Doubts grow over Barclays

Is Martin Taylor, Barclays' youthful chief executive, a fraud or a genius? The query hung over the bank's results presentation yesterday, as Mr Taylor beamed at the impressive pounds 2bn-plus in pre-tax profits while deftly passing over the line that showed underlying profits down by 5 per cent. Barclays is doing well, but that is not quite the achievement it seems when all the banks are making money hand over fist in the most sustained period of profitability for decades. The fact is that Barclays' performance, compared with that of the other major rival clearers, is poor and has been so year after year.

For the proselytising Mr Taylor, this is clear proof that Barclays alone is treading the path of banking virtue, while its greedy rivals are heading for another painful period in the hellfire of recession. When he assumed command at Barclays a little over two years ago, Martin Taylor made plenty of impact with his talk of New Age banking, stuffing the culture of growth and profligacy into a recession-proof hairshirt of abstemiousness in which quality comes before quantity. Fine. But has the cultural revolution really happened? Barclays' profits increase is largely due to a sharp fall in its bad debt provisions. This hardly amounts to a secular change in the quality of the bank. In the meantime, Barclays drops further behind its competitors in underlying earnings, while its costs show little evidence of control. Lloyds bank's costs grew by 4.4 per cent last year, but this was accompanied by substantial expansion; Barclays' rose by 5 per cent but it is shrinking, not growing.

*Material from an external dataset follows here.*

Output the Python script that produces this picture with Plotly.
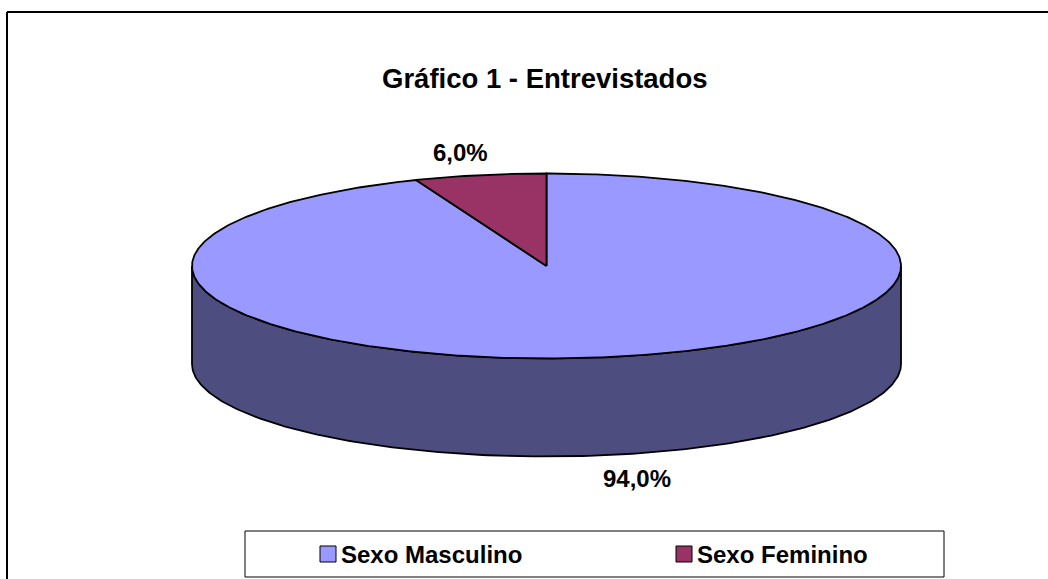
import numpy as np
import plotly.graph_objects as go

# ---- data ----
categories = ["Sexo Masculino", "Sexo Feminino"]
values = [94.0, 6.0]
value_labels = ["94,0%", "6,0%"]
title_text = "Gráfico 1 - Entrevistados"

# ---- style / layout ----
top_colors = ["#9999FF", "#993366"]
side_colors = ["#4D4D80", "#4D1A33"]
W, H = 1048, 579
CX, CY, RX, RY, DEPTH = 546.5, 266.0, 354.5, 92.5, 98.0
FONT = "Liberation Sans, Arial, sans-serif"
label_pos = [(637, 478), (460, 152)]


def ell(phi_deg, dy=0.0):
    p = np.radians(phi_deg)
    return CX + RX * np.sin(p), CY - RY * np.cos(p) + dy


fig = go.Figure()

# slice angles (clockwise from 12 o'clock); Feminino sits just left of the top
total = sum(values)
spans = [v / total * 360.0 for v in values]
starts = [0.0, spans[0]]

# visible side (front half of the cylinder) belongs to the large slice
a0, a1 = 90.0, 270.0
front = np.linspace(a0, a1, 200)
tx, ty = ell(front)
bx, by = ell(front[::-1], DEPTH)
fig.add_trace(go.Scatter(
    x=np.concatenate([tx, bx, tx[:1]]), y=np.concatenate([ty, by, ty[:1]]),
    mode="lines", fill="toself", fillcolor=side_colors[0],
    line=dict(color="black", width=1.8), hoverinfo="skip", showlegend=False))

# top faces
for name, s, sp, col in zip(categories, starts, spans, top_colors):
    ang = np.linspace(s, s + sp, max(int(sp * 2), 8))
    ex, ey = ell(ang)
    fig.add_trace(go.Scatter(
        x=np.concatenate([[CX], ex, [CX]]), y=np.concatenate([[CY], ey, [CY]]),
        mode="lines", fill="toself", fillcolor=col,
        line=dict(color="black", width=1.8), name=name, showlegend=False,
        hoverinfo="name"))

annotations = [dict(x=W / 2 + 21, y=78, text="<b>%s</b>" % title_text, showarrow=False,
                    xref="x", yref="y", font=dict(family=FONT, size=27.5, color="black"))]
for lab, (lx, ly) in zip(value_labels, label_pos):
    annotations.append(dict(x=lx, y=ly, text="<b>%s</b>" % lab, showarrow=False,
                            xref="x", yref="y",
                            font=dict(family=FONT, size=24, color="black")))

shapes = [
    dict(type="line", x0=7, y0=12, x1=W + 5, y1=12, xref="x", yref="y",
         line=dict(color="black", width=2)),
    dict(type="line", x0=7, y0=12, x1=7, y1=H + 5, xref="x", yref="y",
         line=dict(color="black", width=2)),
    dict(type="rect", x0=245, y0=531, x1=944, y1=577, xref="x", yref="y",
         line=dict(color="black", width=1), fillcolor="white"),
]
legend_x = [320, 676]
for name, col, lx in zip(categories, top_colors, legend_x):
    shapes.append(dict(type="rect", x0=lx, y0=546, x1=lx + 16, y1=562, xref="x", yref="y",
                       line=dict(color="black", width=1), fillcolor=col))
    annotations.append(dict(x=lx + 19, y=554, text="<b>%s</b>" % name, showarrow=False,
                            xanchor="left", xref="x", yref="y",
                            font=dict(family=FONT, size=24, color="black")))

fig.update_layout(
    width=W, height=H, margin=dict(l=0, r=0, t=0, b=0),
    paper_bgcolor="white", plot_bgcolor="white",
    xaxis=dict(range=[0, W], visible=False, fixedrange=True),
    yaxis=dict(range=[H, 0], visible=False, fixedrange=True),
    annotations=annotations, shapes=shapes, showlegend=False,
)

fig.write_html("out.html", config={"displayModeBar": False},
               post_script="document.body.style.margin='0';document.body.style.overflow='hidden';")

Martin Taylor may yet be proved a visionary, but we shall have to wait until the next recession to find out. Having joined Barclays at its nadir, his claims have yet to be tested. But as the market showed yesterday, the doubts are growing.

How much more can Clarke give away?

Post-Scott, the political endgame continues to favour an election delayed to the last possible moment, in May 1997. Already, the political and economic calculations are turning to the next Budget and just how much Kenneth Clarke can give away.

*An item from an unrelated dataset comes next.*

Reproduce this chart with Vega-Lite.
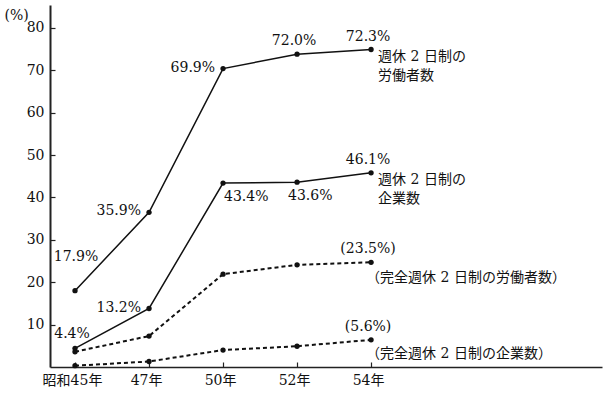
{
  "$schema": "https://vega.github.io/schema/vega-lite/v6.json",
  "width": 552,
  "height": 362,
  "autosize": "none",
  "padding": {"left": 50, "top": 5, "right": 3, "bottom": 27},
  "background": "white",
  "config": {
    "view": {"stroke": null},
    "axis": {"grid": false, "domainColor": "#222", "tickColor": "#222", "labelColor": "#111", "titleColor": "#111"}
  },
  "data": {
    "values": [
      {"series": "A", "i": 0, "value": 18.0, "label": "17.9%", "name": "週休 2 日制の\n労働者数"},
      {"series": "A", "i": 1, "value": 36.5, "label": "35.9%", "name": "週休 2 日制の\n労働者数"},
      {"series": "A", "i": 2, "value": 70.4, "label": "69.9%", "name": "週休 2 日制の\n労働者数"},
      {"series": "A", "i": 3, "value": 73.8, "label": "72.0%", "name": "週休 2 日制の\n労働者数"},
      {"series": "A", "i": 4, "value": 74.9, "label": "72.3%", "name": "週休 2 日制の\n労働者数"},
      {"series": "B", "i": 0, "value": 4.4, "label": "4.4%", "name": "週休 2 日制の\n企業数"},
      {"series": "B", "i": 1, "value": 13.8, "label": "13.2%", "name": "週休 2 日制の\n企業数"},
      {"series": "B", "i": 2, "value": 43.4, "label": "43.4%", "name": "週休 2 日制の\n企業数"},
      {"series": "B", "i": 3, "value": 43.6, "label": "43.6%", "name": "週休 2 日制の\n企業数"},
      {"series": "B", "i": 4, "value": 45.8, "label": "46.1%", "name": "週休 2 日制の\n企業数"},
      {"series": "C", "i": 0, "value": 3.6, "label": "", "name": "（完全週休 2 日制の労働者数）"},
      {"series": "C", "i": 1, "value": 7.3, "label": "", "name": "（完全週休 2 日制の労働者数）"},
      {"series": "C", "i": 2, "value": 21.9, "label": "", "name": "（完全週休 2 日制の労働者数）"},
      {"series": "C", "i": 3, "value": 24.1, "label": "", "name": "（完全週休 2 日制の労働者数）"},
      {"series": "C", "i": 4, "value": 24.7, "label": "(23.5%)", "name": "（完全週休 2 日制の労働者数）"},
      {"series": "D", "i": 0, "value": 0.3, "label": "", "name": "（完全週休 2 日制の企業数）"},
      {"series": "D", "i": 1, "value": 1.3, "label": "", "name": "（完全週休 2 日制の企業数）"},
      {"series": "D", "i": 2, "value": 4.0, "label": "", "name": "（完全週休 2 日制の企業数）"},
      {"series": "D", "i": 3, "value": 4.9, "label": "", "name": "（完全週休 2 日制の企業数）"},
      {"series": "D", "i": 4, "value": 6.4, "label": "(5.6%)", "name": "（完全週休 2 日制の企業数）"}
    ]
  },
  "encoding": {
    "x": {
      "field": "i", "type": "quantitative",
      "scale": {"domain": [-0.338, 7.12], "nice": false, "zero": false},
      "axis": {
        "title": null, "values": [0, 1, 2, 3, 4],
        "labelExpr": "['昭和45年','47年','50年','52年','54年'][datum.value]",
        "tickSize": -5, "tickWidth": 1.2, "domainWidth": 1.6,
        "labelPadding": 11, "labelBaseline": "top", "labelOffset": -3,
        "labelFont": "DejaVu Serif, Noto Sans CJK JP", "labelFontSize": 14
      }
    },
    "y": {
      "field": "value", "type": "quantitative",
      "scale": {"domain": [0, 85.4], "nice": false},
      "axis": {
        "title": "(%)", "titleAngle": 0, "titleX": -46, "titleY": 10,
        "titleAlign": "left", "titleBaseline": "middle",
        "titleFont": "DejaVu Serif", "titleFontSize": 14, "titleFontWeight": "normal",
        "values": [10, 20, 30, 40, 50, 60, 70, 80],
        "tickSize": -5, "tickWidth": 1.2, "domainWidth": 2,
        "labelPadding": 11, "labelFont": "DejaVu Serif", "labelFontSize": 14
      }
    }
  },
  "layer": [
    {
      "transform": [{"filter": "datum.series == 'A' || datum.series == 'B'"}],
      "mark": {"type": "line", "color": "#111", "strokeWidth": 1.5},
      "encoding": {"detail": {"field": "series"}}
    },
    {
      "transform": [{"filter": "datum.series == 'C' || datum.series == 'D'"}],
      "mark": {"type": "line", "color": "#111", "strokeWidth": 2, "strokeDash": [4, 3]},
      "encoding": {"detail": {"field": "series"}}
    },
    {
      "mark": {"type": "point", "filled": true, "color": "#111", "size": 28, "opacity": 1}
    },
    {
      "transform": [{"filter": "(datum.i == 3 && datum.series == 'A') || (datum.i == 4)"}],
      "mark": {"type": "text", "font": "DejaVu Serif", "fontSize": 14, "color": "#111", "align": "center", "baseline": "middle", "dx": -3, "dy": -13},
      "encoding": {"text": {"field": "label"}}
    },
    {
      "transform": [{"filter": "datum.series == 'A' && datum.i == 0"}],
      "mark": {"type": "text", "font": "DejaVu Serif", "fontSize": 14, "color": "#111", "align": "center", "baseline": "middle", "dx": 1, "dy": -34},
      "encoding": {"text": {"field": "label"}}
    },
    {
      "transform": [{"filter": "datum.series == 'B' && datum.i == 0"}],
      "mark": {"type": "text", "font": "DejaVu Serif", "fontSize": 14, "color": "#111", "align": "center", "baseline": "middle", "dx": -3, "dy": -14},
      "encoding": {"text": {"field": "label"}}
    },
    {
      "transform": [{"filter": "(datum.series == 'A' && (datum.i == 1 || datum.i == 2)) || (datum.series == 'B' && datum.i == 1)"}],
      "mark": {"type": "text", "font": "DejaVu Serif", "fontSize": 14, "color": "#111", "align": "right", "baseline": "middle", "dx": -8, "dy": -1},
      "encoding": {"text": {"field": "label"}}
    },
    {
      "transform": [{"filter": "datum.series == 'B' && datum.i == 2"}],
      "mark": {"type": "text", "font": "DejaVu Serif", "fontSize": 14, "color": "#111", "align": "left", "baseline": "middle", "dx": 1, "dy": 14},
      "encoding": {"text": {"field": "label"}}
    },
    {
      "transform": [{"filter": "datum.series == 'B' && datum.i == 3"}],
      "mark": {"type": "text", "font": "DejaVu Serif", "fontSize": 14, "color": "#111", "align": "left", "baseline": "middle", "dx": -9, "dy": 14},
      "encoding": {"text": {"field": "label"}}
    },
    {
      "transform": [{"filter": "(datum.series == 'A' || datum.series == 'B') && datum.i == 4"}],
      "mark": {"type": "text", "font": "DejaVu Serif, Noto Sans CJK JP", "fontSize": 14, "color": "#111", "align": "left", "baseline": "middle", "lineBreak": "\n", "lineHeight": 19, "dx": 7, "dy": 7},
      "encoding": {"text": {"field": "name"}}
    },
    {
      "transform": [{"filter": "datum.series == 'C' && datum.i == 4"}],
      "mark": {"type": "text", "font": "DejaVu Serif, Noto Sans CJK JP", "fontSize": 14, "color": "#111", "align": "left", "baseline": "middle", "dx": -5, "dy": 16},
      "encoding": {"text": {"field": "name"}}
    },
    {
      "transform": [{"filter": "datum.series == 'D' && datum.i == 4"}],
      "mark": {"type": "text", "font": "DejaVu Serif, Noto Sans CJK JP", "fontSize": 14, "color": "#111", "align": "left", "baseline": "middle", "dx": -5, "dy": 14},
      "encoding": {"text": {"field": "name"}}
    }
  ]
}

Last November, the buzz in the corridors at Westminster was that the Chancellor had kept his powder dry. The modest pounds 3bn cut in taxes was seen as an opening instalment for the real bonanza - a decisive 2p off the basic rate of income tax, providing the Tories with the springboard for an election-grabbing pledge of a 20p basic rate.

A recent calculation by the National Institute of Economic and Social Research seems to support this view, suggesting the Chancellor has more room for manoeuvre than is generally appreciated. Mr Clarke could cut income tax in one fell swoop to 20p and the Public Sector Borrowing Requirement would still be lower in 1997/8 than the pounds 30bn it looks set to reach in the present tax year, according to the National Institute.

Everyone forgets Maastricht, however, and for all its Euro-scepticism the Government is as keen as anyone to meet its onerous criteria. Figures out today and next month will show how Britain has been progressing towards the all-important target of a financial deficit of 3 per cent or less of GDP in 1997. The National Institute projects that even a modest pounds 4bn tax-cutting package will put Britain on a knife-edge, with a deficit/GDP ratio of 2.8 per cent in 1997. Another reason for not over-estimating the size of a giveaway Budget in November - always assuming the Government can survive that long.